Although as CEO he has final say, Fletcher downplayed his own input. “My footprint  on programming is probably the smallest, but I do go further back in Aspen. If I have an input, it’s to say, yes, it’s time to have that again, or it’s not. I used to torment Asadour because I love ‘Nights in the Garden of Spain’ (a fragrant suite by Manuel de Falla). We’re doing it next year.”

Chamberlain describes his job as “collaborator in chief.” “Everybody has a slightly different perspective of what we ought to be doing,” the artistic administrator said. “It’s exciting that there are so many people who care deeply about what we do. I have my own views, but it isn’t about ‘do I like this piece?’ but to do things lots of us believe in, especially if they can’t be done anywhere else.”

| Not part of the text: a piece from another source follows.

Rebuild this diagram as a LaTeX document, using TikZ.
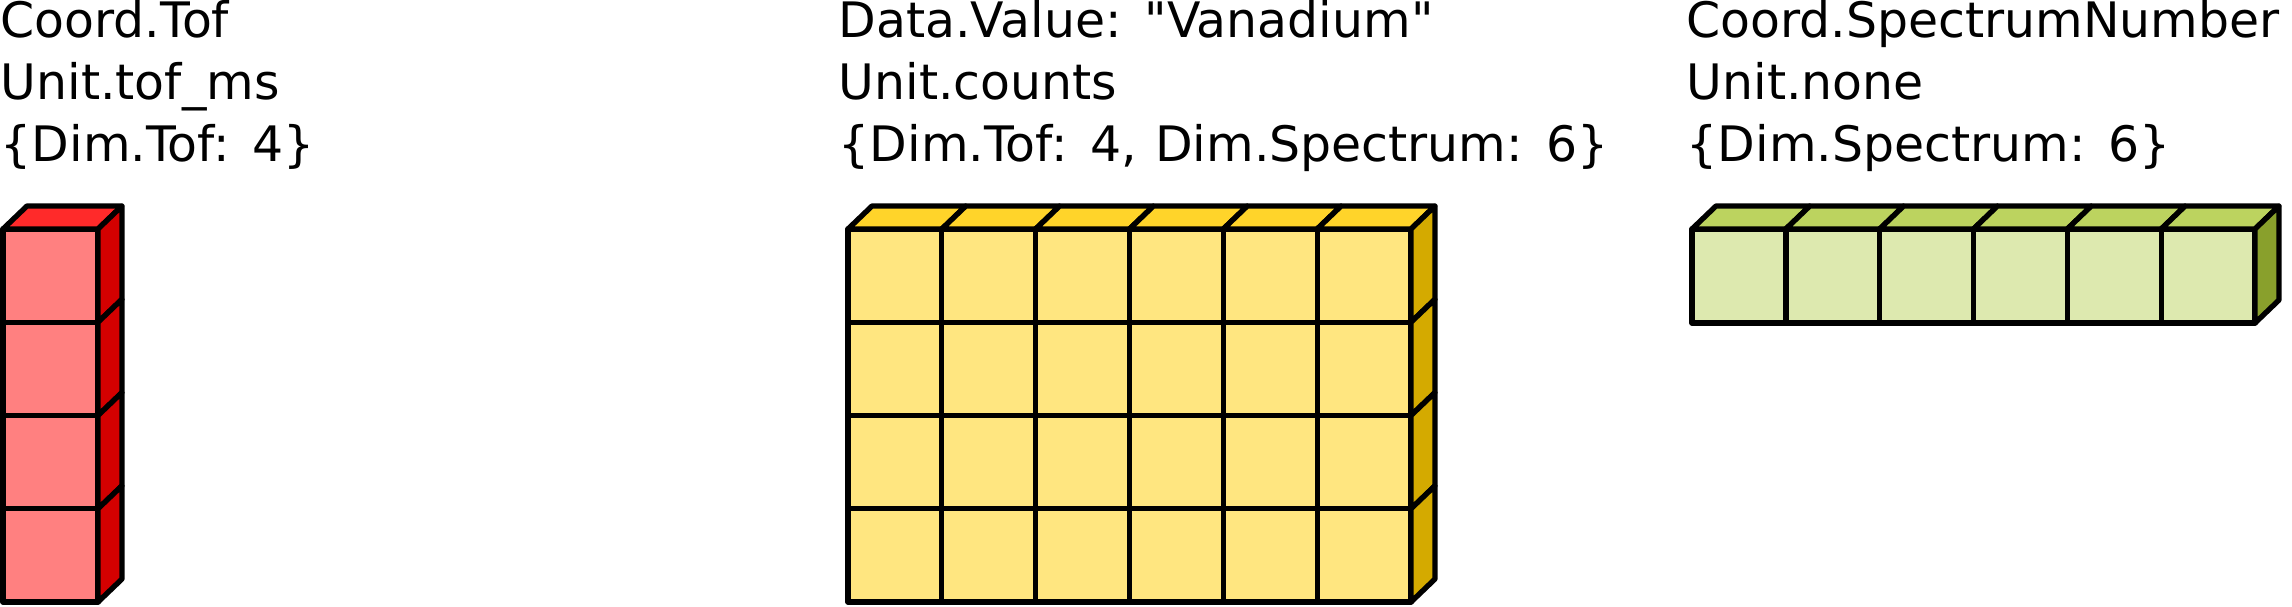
\documentclass[tikz,border=0pt]{standalone}
\usepackage{fontspec}
\setmainfont{DejaVu Sans}
\definecolor{rfront}{HTML}{FF8080}
\definecolor{rtop}{HTML}{FF2A2A}
\definecolor{rside}{HTML}{D40000}
\definecolor{yfront}{HTML}{FFE680}
\definecolor{ytop}{HTML}{FFD42A}
\definecolor{yside}{HTML}{D4AA00}
\definecolor{gfront}{HTML}{DDE9AF}
\definecolor{gtop}{HTML}{BCD35F}
\definecolor{gside}{HTML}{89A02C}
\newcommand{\lblfont}{\fontsize{13.9pt}{17.64pt}\selectfont\spaceskip=5.1pt\relax}
\tikzset{
  cell/.style={draw=black,line width=0.053cm,line join=round},
  lbl/.style={anchor=base west,inner sep=0pt,font=\lblfont}
}
% #1 x0, #2 y0, #3 w, #4 h, #5 ncol, #6 nrow, #7 dx, #8 dy, #9 colour prefix
\newcommand{\drawblock}[9]{%
  \foreach \i in {1,...,#5}{
    \foreach \j in {1,...,#6}{
      \path[cell,fill=#9front] ({#1+(\i-1)*#3},{#2+(\j-1)*#4}) rectangle ++(#3,#4);
    }
    \path[cell,fill=#9top] ({#1+(\i-1)*#3},#2) -- ++(#7,-#8) -- ++(#3,0) -- ++(-#7,#8) -- cycle;
  }
  \foreach \j in {1,...,#6}{
    \path[cell,fill=#9side] ({#1+#5*#3},{#2+(\j-1)*#4}) -- ++(#7,-#8) -- ++(0,#4) -- ++(-#7,#8) -- cycle;
  }
}
\begin{document}
\begin{tikzpicture}[x=0.01cm,y=-0.01cm]
\useasboundingbox (0,0) rectangle (2292,607);
% labels
\node[lbl] (a1) at (0,38) {Coord.Tof};
\node[lbl] (a2) at (0,100) {Unit.tof\_ms};
\node[lbl] (a3) at (0,162) {\{Dim.Tof: 4\}};
\node[lbl] (b1) at (838,38) {Data.Value: \textquotedbl Vanadium\textquotedbl};
\node[lbl] (b2) at (838,100) {Unit.counts};
\node[lbl] (b3) at (838,162) {\{Dim.Tof: 4, Dim.Spectrum: 6\}};
\node[lbl] (c1) at (1686,38) {Coord.SpectrumNumber};
\node[lbl] (c2) at (1686,100) {Unit.none};
\node[lbl] (c3) at (1686,162) {\{Dim.Spectrum: 6\}};
% blocks
\drawblock{3}{229}{95}{93.25}{1}{4}{24}{23}{r}
\drawblock{848}{229}{93.83}{93.25}{6}{4}{24}{23}{y}
\drawblock{1692}{229}{93.83}{94}{6}{1}{24}{23}{g}
\end{tikzpicture}
\end{document}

Fletcher thinks Chamberlain is being too modest, noting, “He produces a lot of ideas.” Asked for an example, Fletcher offered the final Chamber Symphony concert August 18, which combines strong ecological statement pieces by Gabriela Lena Frank and Gabriella Smith with Stravinsky’s “Firebird,” framing the Schumann Piano Concerto in A minor.

“The Schumann was what Fima (Bronfman) wanted to play,” said Chamberlain , “but I think it’s a really nice foil to these other works, a soothing, reassuring balm amidst the their intensity.”

Perhaps the most popular symphonic program so far this year, which happened only because Chamberlain championed it, was a concert of John Williams’ film music. Student musicians volunteered in droves to play in the ad hoc orchestra.

And why not? “His music is on audition lists for major orchestras,” he said, “and we wanted to do a project that allows people who don’t usually come to the tent to check us out. It’s what we do, present great music at the highest level.”

Harvey Steiman has been writing about the Aspen Music Festival for 30 years.